Wow. I think taking a simple glance at the comments is a great example of why this idea should be implemented.
Not Anonymous commented
The reason this is a HORRIBLE IDEA is:
A LOT of people lie about their age. It will just become more prevalent with this feature. You think “fake profiles” are a problem ... this would be worse.
Or under your preferred age if needed, if we are being ageist at least be fair about it!!!
Murcott Denis commented
This suggestion might not be aptly formulated. It's more about the possibility of filtering who can see your profile based on age (which means that age disclosure must be mandatory - but that is another story). I'd fully support that user have this option if they feel like it !
I do not understand why this isn't the app behavior by default – Tinder and its derivatives only show you people who are in your age range, location range, etc as dictated by your dating profile preferences.
RE: Ageism. No. First, this goes both ways – plenty of guys don't want younger guys messaging them and plenty of younger guys don't want older guys messaging them. Second, I find it incredibly insincere to paint this as a case of discrimination akin to racism – just look at the power dynamic –older men are overwhelmingly represented in politics. They are overwhelmingly represented in executive offices. Old men hold *all* the power in this country. It is not structurally possible for a young person to "oppress" an old person. This feeble attempt at using the language of social justice reeks of Boomer entitlement to people's bodies. I have put in my profile that I am looking for guys around my age because to be outside that age range is to necessarily be in radically different places in our lives, and with completely different socializations stemming from the changes that occur over generations, and that is not conducive to my end goal – it is a perfectly valid thing to consider when dating, and the vast majority of people do – everyone has an ceiling and floor on who they'd date. Most if not 100% of say 30 year olds would never even consider dating an 85 year old. So stop white-knighting for the young/old or whomever you're getting angsty about because you TOO also have an age ceiling/floor.
Last, you won't stop people from just blocking those who fall outside their preferences anyway. This will happen no matter what, and it is frustrating for the person being messaged, and hurtful for the one on the receiving end. If only there were a way so that neither party could be made aware of each others' existence and this whole situation could be avoided anyway?
This feature is LONG overdue.
Agreed with this actually, but not just ABOVE please BELOW! I'm 30 and dont want messages from under 27s.
John Smith commented
People must be special kind of ****** to think it is ageism to block people of older ages. ****** preferances are not discriminatory, sexuality can't be changed if someone is not interested in older ages you absoluty twats!
John Harper commented
Please flag this idea as inappropriate. It violates one of the legally protected classes. It’s also just immature in general.

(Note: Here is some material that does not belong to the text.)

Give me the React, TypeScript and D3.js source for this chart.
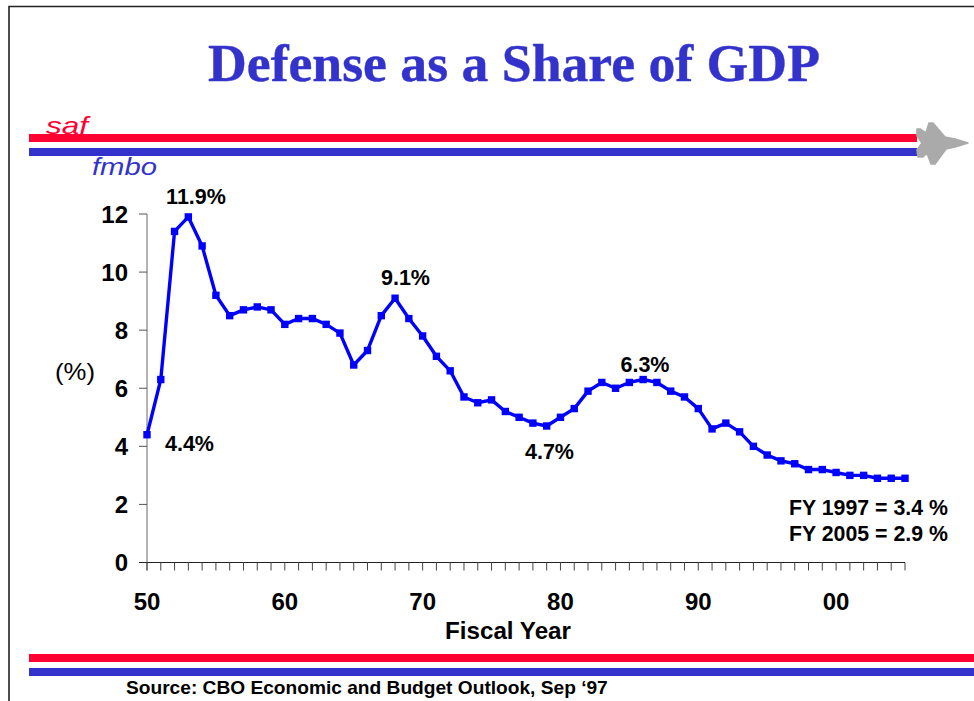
import React from "react";
import * as d3 from "d3";

const years = d3.range(0, 56).map((i) => 1950 + i);
const shares = [
  4.4, 6.3, 11.4, 11.9, 10.9, 9.2, 8.5, 8.7, 8.8, 8.7,
  8.2, 8.4, 8.4, 8.2, 7.9, 6.8, 7.3, 8.5, 9.1, 8.4,
  7.8, 7.1, 6.6, 5.7, 5.5, 5.6, 5.2, 5.0, 4.8, 4.7,
  5.0, 5.3, 5.9, 6.2, 6.0, 6.2, 6.3, 6.2, 5.9, 5.7,
  5.3, 4.6, 4.8, 4.5, 4.0, 3.7, 3.5, 3.4, 3.2, 3.2,
  3.1, 3.0, 3.0, 2.9, 2.9, 2.9,
];
const yTicks = [0, 2, 4, 6, 8, 10, 12];
const xLabels = [
  { year: 1950, label: "50" },
  { year: 1960, label: "60" },
  { year: 1970, label: "70" },
  { year: 1980, label: "80" },
  { year: 1990, label: "90" },
  { year: 2000, label: "00" },
];
const callouts = [
  { text: "11.9%", x: 196, y: 204 },
  { text: "9.1%", x: 405.5, y: 285 },
  { text: "6.3%", x: 645, y: 372 },
  { text: "4.7%", x: 549.5, y: 459 },
  { text: "4.4%", x: 189.5, y: 451 },
];
const notes = [
  { text: "FY 1997 = 3.4 %", x: 789, y: 515 },
  { text: "FY 2005 = 2.9 %", x: 789, y: 541 },
];

const RED = "#ff0033";
const INDIGO = "#3333cc";
const BLUE = "#0000ff";
const SANS = "Liberation Sans, Arial, sans-serif";
const SERIF = "Liberation Serif, Times New Roman, serif";

const JET =
  "M917 129 L920 129 L926 133 L929 123 L933 123 L945 137 L955 139 L968 143 L955 147 L946 149 L935 164 L931 164 L927 153 L923 157 L918 157 L917 150 L922 143 L917 136 Z";

export default function App() {
  const x = d3.scaleLinear().domain([1950, 2005]).range([147, 905]);
  const y = d3.scaleLinear().domain([0, 12]).range([562.5, 214]);
  const line = d3
    .line<number>()
    .x((_, i) => x(years[i]))
    .y((d) => y(d));

  return (
    <svg
      width={974}
      height={701}
      style={{ position: "absolute", left: 0, top: 0, display: "block" }}
    >
      <rect width={974} height={701} fill="#ffffff" />
      <path d="M9 701 V6.5 H974" fill="none" stroke="#222222" strokeWidth={1.6} />
      <text
        x={514}
        y={81}
        textAnchor="middle"
        fontFamily={SERIF}
        fontWeight="bold"
        fontSize={53.7}
        fill={INDIGO}
        stroke={INDIGO}
        strokeWidth={0.4}
      >
        Defense as a Share of GDP
      </text>

      <rect x={29} y={134} width={888} height={8} fill={RED} />
      <rect x={29} y={148} width={888} height={8} fill={INDIGO} />
      <rect x={29} y={654} width={945} height={8} fill={RED} />
      <rect x={29} y={668} width={945} height={8} fill={INDIGO} />
      <text x={46} y={134} fontFamily={SANS} fontStyle="italic" fontSize={24} fill={RED} textLength={42} lengthAdjust="spacingAndGlyphs">
        saf
      </text>
      <text x={92} y={175} fontFamily={SANS} fontStyle="italic" fontSize={24} fill={INDIGO} textLength={65} lengthAdjust="spacingAndGlyphs">
        fmbo
      </text>
      <path d={JET} fill="#aaaaaa" stroke="#aaaaaa" strokeWidth={1.6} strokeLinejoin="round" />

      <line x1={147} x2={147} y1={y(12)} y2={y(0) + 8} stroke="#808080" strokeWidth={1.2} />
      {yTicks.map((t) => (
        <g key={t}>
          <line x1={139} x2={147} y1={y(t)} y2={y(t)} stroke="#555555" strokeWidth={1} />
          <text
            x={128}
            y={y(t) + 8.5}
            textAnchor="end"
            fontFamily={SANS}
            fontWeight="bold"
            fontSize={24}
            fill="#000"
          >
            {t}
          </text>
        </g>
      ))}
      <line x1={139} x2={x(2005)} y1={y(0)} y2={y(0)} stroke="#222222" strokeWidth={1} />
      {years.map((yr) => (
        <line
          key={yr}
          x1={x(yr)}
          x2={x(yr)}
          y1={y(0)}
          y2={y(0) + 8}
          stroke="#444444"
          strokeWidth={1}
        />
      ))}
      {xLabels.map((l) => (
        <text
          key={l.label}
          x={x(l.year)}
          y={610}
          textAnchor="middle"
          fontFamily={SANS}
          fontWeight="bold"
          fontSize={24}
          fill="#000"
        >
          {l.label}
        </text>
      ))}
      <text x={508} y={639} textAnchor="middle" fontFamily={SANS} fontWeight="bold" fontSize={24} fill="#000" textLength={126} lengthAdjust="spacingAndGlyphs">
        Fiscal Year
      </text>
      <text x={55} y={380} fontFamily={SANS} fontSize={24} fill="#000" textLength={40} lengthAdjust="spacingAndGlyphs">
        (%)
      </text>

      <path d={line(shares) ?? ""} fill="none" stroke={BLUE} strokeWidth={3.4} strokeLinejoin="round" />
      {shares.map((v, i) => (
        <rect key={i} x={x(years[i]) - 3.7} y={y(v) - 3.7} width={7.4} height={7.4} fill={BLUE} />
      ))}

      {callouts.map((c) => (
        <text
          key={c.text}
          x={c.x}
          y={c.y}
          textAnchor="middle"
          fontFamily={SANS}
          fontWeight="bold"
          fontSize={21.5}
          fill="#000"
        >
          {c.text}
        </text>
      ))}
      {notes.map((n) => (
        <text key={n.text} x={n.x} y={n.y} fontFamily={SANS} fontWeight="bold" fontSize={21.3} fill="#000">
          {n.text}
        </text>
      ))}
      <text x={126} y={694} fontFamily={SANS} fontWeight="bold" fontSize={19.15} fill="#000">
        Source: CBO Economic and Budget Outlook, Sep ‘97
      </text>
    </svg>
  );
}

To OP, grow up. There are more constructive ways of dealing with the type of people YOU attract.
This would fall under being discriminatory by way of ageism. However, perhaps it would be better to report these profiles as creepy if they do not seem to get the hint if you tell them they are being creepy. If enough people report the profile, it would be great if they could be deleted by the Admins for being harassing. Because you're right, those kinds of messages that seem so copy paste get annoying and are creepy, I like to call them out on it so they stop, but its pretty much pointless. They respond as if they're throwing a temper tantrum. Plus it doesn't stop people from putting lower ages like they do already, or none at all.
Again, the problem isn't the app, and filtering isn't gonna do anything but make people find ways around it. Instead of just filtering or blocking people, either report them if they're being scary, or tell them that they're being creepy if they are. Hopefully eventually they'll get the hint to change and try a more respectable approach. Its only through honest communication that things can change. Some of those older guys grew up in an era where that sort of coming on to a person was the way that things were done, and to them it doesnt seem creepy. But since no one tells them that, instead just blocks them, they feel rejected for their age and never understand that if they simply changed their approach they might get a different response. Give people the opportunity to change, if they don't, then block them or report them..

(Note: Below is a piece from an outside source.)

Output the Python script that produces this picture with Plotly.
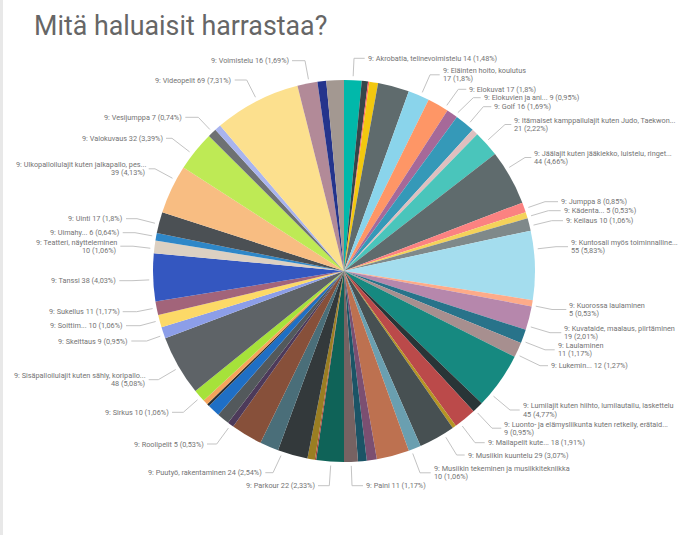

One day you will grow up. In the meantime, go **** yourself
This doesnt seem, this is discrimination pure as watter.
If.you want not to get those messages, just block the profiles man. There you go, your solution.
i do hesitate at blocking anything for prefferences i mean this is how we find out we like new thingsi mean how will you know if you never tried it and really you are all gonna get old but i have endured the creepo that will just not give up when reason has to have demonstrated that sorry man you just haven't got the "daddy thing going for you" or that the fact that its way to creepy to imagine my fathers wrinkled up old *** do maybe we could just have some more room in our profile description i have resorted to making memes that i can type up more info on or taking a picture of a printed paper to increase the size of the profile and things about me just to help people have a better chance that they might realize there fate before they get rejected
Feels like discrimination based on age... will the next idea be to block people from another race from messaging you?
There are many examples of "creepy messaging" and it's not just sourced from or directed towards any particular demographic.
This is a good idea but to narrow, open it up to any of the filters available.
If you don't want to be bothered by people with X, Y, Z characteristics, a feature to block accounts outside those parameters from sending you messages, pictures and taps could be a good thing.
Personally, if you're going to judge me based on X, Y, or Z characteristics, I probably wouldn't want to get to know you at all. I have no problem blocking individuals I find creepy.
Not wanting to date or hookup with individuals I don't find an attraction too is not bigotry, it's just preference.
I'll chat, have drinks or become friends with nearly anyone if there's something interesting about a person. You can't tell that from demographics.
Alan S commented
People searching on Grindr tend to compartmentalize everyone enough as it is, looking for people who are the particular "type" they're after - far more than in a club for example, where you don't check someone's driving licence for their age and ask if they're a top before you even say hello.
This would make it way worse.
You could always stick to just dating guys in your high school and use Grindr only when you grow up!